___ Recorded data

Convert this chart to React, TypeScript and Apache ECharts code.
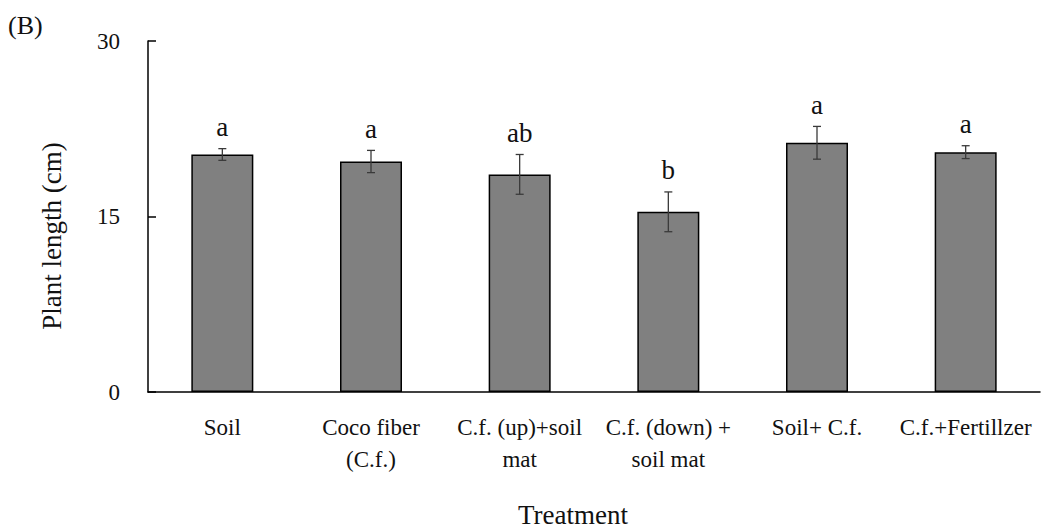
import React, { useEffect, useRef } from "react";
import * as echarts from "echarts";

// Treatment groups and their measured plant length (cm)
const treatments = [
  "Soil",
  "Coco fiber\n(C.f.)",
  "C.f. (up)+soil\nmat",
  "C.f. (down) +\nsoil mat",
  "Soil+ C.f.",
  "C.f.+Fertillzer",
];
const plantLength = [20.3, 19.7, 18.6, 15.4, 21.3, 20.5];
const stdError = [0.5, 0.95, 1.7, 1.7, 1.4, 0.55];
const groupLetters = ["a", "a", "ab", "b", "a", "a"];
const yTicks = [0, 15, 30];

const SERIF = "Liberation Serif";

export default function App() {
  const ref = useRef<HTMLDivElement>(null);

  useEffect(() => {
    if (!ref.current) return;
    const chart = echarts.init(ref.current, null, { renderer: "svg" });

    const errData = plantLength.map((v, i) => [i, v, stdError[i]]);

    chart.setOption({
      animation: false,
      backgroundColor: "#ffffff",
      textStyle: { fontFamily: SERIF },
      grid: { left: 148, right: 5, top: 41, bottom: 139, containLabel: false },
      xAxis: {
        type: "category",
        data: treatments,
        axisLine: { show: true, lineStyle: { color: "#000", width: 1.5 } },
        axisTick: { show: false },
        axisLabel: {
          color: "#111",
          fontFamily: SERIF,
          fontSize: 23,
          lineHeight: 32,
          margin: 19,
          interval: 0,
        },
      },
      yAxis: {
        type: "value",
        min: yTicks[0],
        max: yTicks[yTicks.length - 1],
        interval: yTicks[1] - yTicks[0],
        splitLine: { show: false },
        axisLine: { show: true, lineStyle: { color: "#000", width: 1.5 } },
        axisTick: { show: true, inside: true, length: 8, lineStyle: { color: "#000", width: 1.5 } },
        axisLabel: {
          color: "#111",
          fontFamily: SERIF,
          fontSize: 23,
          margin: 28,
        },
      },
      graphic: [
        {
          type: "text",
          left: 8,
          top: 12,
          style: { text: "(B)", fontFamily: SERIF, fontSize: 26, fill: "#111" },
        },
        {
          type: "text",
          x: 52,
          y: 236,
          rotation: Math.PI / 2,
          style: {
            text: "Plant length (cm)",
            fontFamily: SERIF,
            fontSize: 27,
            fill: "#111",
            align: "center",
            verticalAlign: "middle",
          },
        },
        {
          type: "text",
          x: 573,
          y: 515,
          style: {
            text: "Treatment",
            fontFamily: SERIF,
            fontSize: 27,
            fill: "#111",
            align: "center",
            verticalAlign: "middle",
          },
        },
      ],
      series: [
        {
          type: "bar",
          data: plantLength,
          barWidth: 62,
          itemStyle: { color: "#808080", borderColor: "#000", borderWidth: 1.5 },
        },
        {
          type: "custom",
          data: errData,
          encode: { x: 0, y: 1 },
          z: 5,
          clip: false,
          renderItem: (params: any, api: any) => {
            const idx = api.value(0);
            const v = api.value(1);
            const e = api.value(2);
            const top = api.coord([idx, v + e]);
            const bot = api.coord([idx, v - e]);
            const cap = 4;
            const lineStyle = { stroke: "#3a3a3a", lineWidth: 1.3 };
            return {
              type: "group",
              children: [
                { type: "line", shape: { x1: top[0], y1: top[1], x2: bot[0], y2: bot[1] }, style: lineStyle },
                { type: "line", shape: { x1: top[0] - cap, y1: top[1], x2: top[0] + cap, y2: top[1] }, style: lineStyle },
                { type: "line", shape: { x1: bot[0] - cap, y1: bot[1], x2: bot[0] + cap, y2: bot[1] }, style: lineStyle },
                {
                  type: "text",
                  x: top[0],
                  y: top[1] - 8,
                  style: {
                    text: groupLetters[params.dataIndex],
                    fontFamily: SERIF,
                    fontSize: 27,
                    fill: "#111",
                    align: "center",
                    verticalAlign: "bottom",
                  },
                },
              ],
            };
          },
        },
      ],
    });

    return () => chart.dispose();
  }, []);

  return (
    <div
      ref={ref}
      style={{ position: "absolute", left: 0, top: 0, width: 1045, height: 531 }}
    />
  );
}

______

Task => Copy out every line in the listing where the word "React" appears.

Task solution =>
Convert this chart to React, TypeScript and Apache ECharts code.
import React, { useEffect, useRef } from "react";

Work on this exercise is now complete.